Cesariny, o homem-poeta deambula pelo corpo dos sete atores sempre transfigurado, sempre transfigurador. Nunca há nesta peça uma tentativa de se colar àquele que terá sido Mário Cesariny, nem àquilo que seria a sua poesia se ela fosse apenas um objeto estável, tangível. Não esperem pois os espetadores encontrar n’ “O Jovem Mágico”, o Mário Cesariny que existe na sua cabeça ou nas suas leituras. Provocador como convém, e como tanta falta faz na vida cultural deste país, António Pires traz-nos a sua própria visão corajosa, cómica, caleidoscópica do poeta que fundou o Movimento Surrealista Português, em 1947, que há 60 anos, em 1956, passou a sentar-se nas mesas do Café Gelo e que morreu no dia 26 de novembro de 2006.
A Máquina Herberto por Dinarte Branco
Noutro palco, noutra dimensão da existência e das palavras, o ator Dinarte Branco lança-nos o desafio de ouvir e ver a poesia de Herberto Helder transposta para o palco. Longe, muito longe da vertigem de Cesariny, o fogo gelado de um espetáculo cru, austero, que trabalha no limite entre o aprisionamento do poeta e da sua poesia numa aura de mitificação altamente nefasta (e sempre muito grata a quem não compreende que poesia é metamorfose) e a libertação de toda a potência criadora da lírica herbertiana, da força da sua linguagem barroca, das suas impossíveis máquinas de emaranhar paisagens.
É precisamente o poema “Máquina de Emaranhar Paisagens”, um exercício bastante surrealista, que dá titulo a esta peça onde são coligidos 9 poemas e o conto “Duas pessoas de Os Passos em Volta”.

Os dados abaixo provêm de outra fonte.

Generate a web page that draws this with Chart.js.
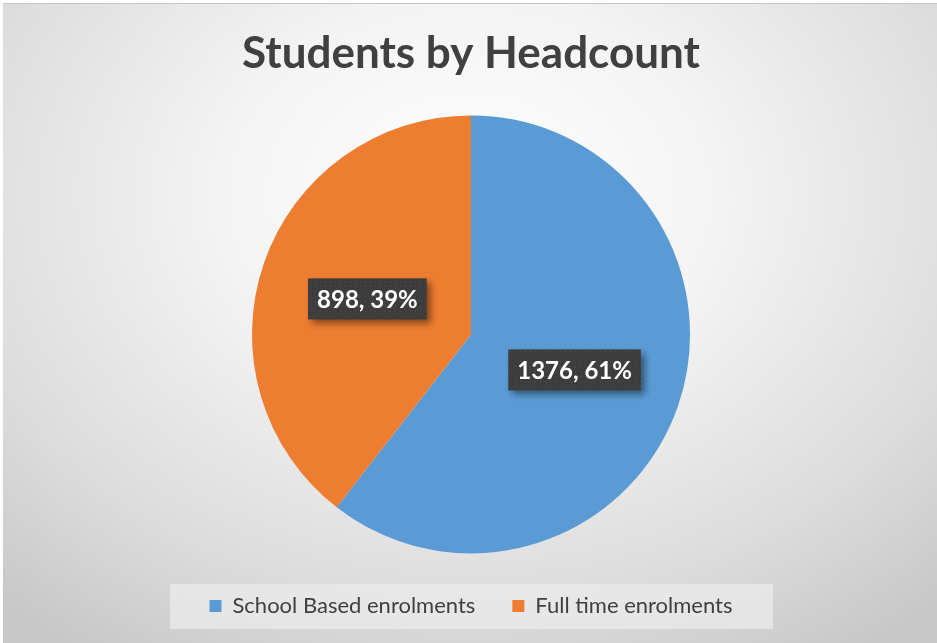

A peça, que fica em cena apenas até dia 6 de novembro, tem a generosidade de não nos pretender impor uma leitura ou um imaginário à volta de Herberto Helder. Mais: Dinarte Branco põe-nos a sua oficina à vista, nunca deixa de mostrar na voz e no corpo as dificuldades que esta poesia lhe impõem, nos impõem. O seu constrangimento, a sua luta contra o caudal da poesia de HH, acabam por ser nódulo onde texto e teatro se encontram e se transformam numa coisa singular.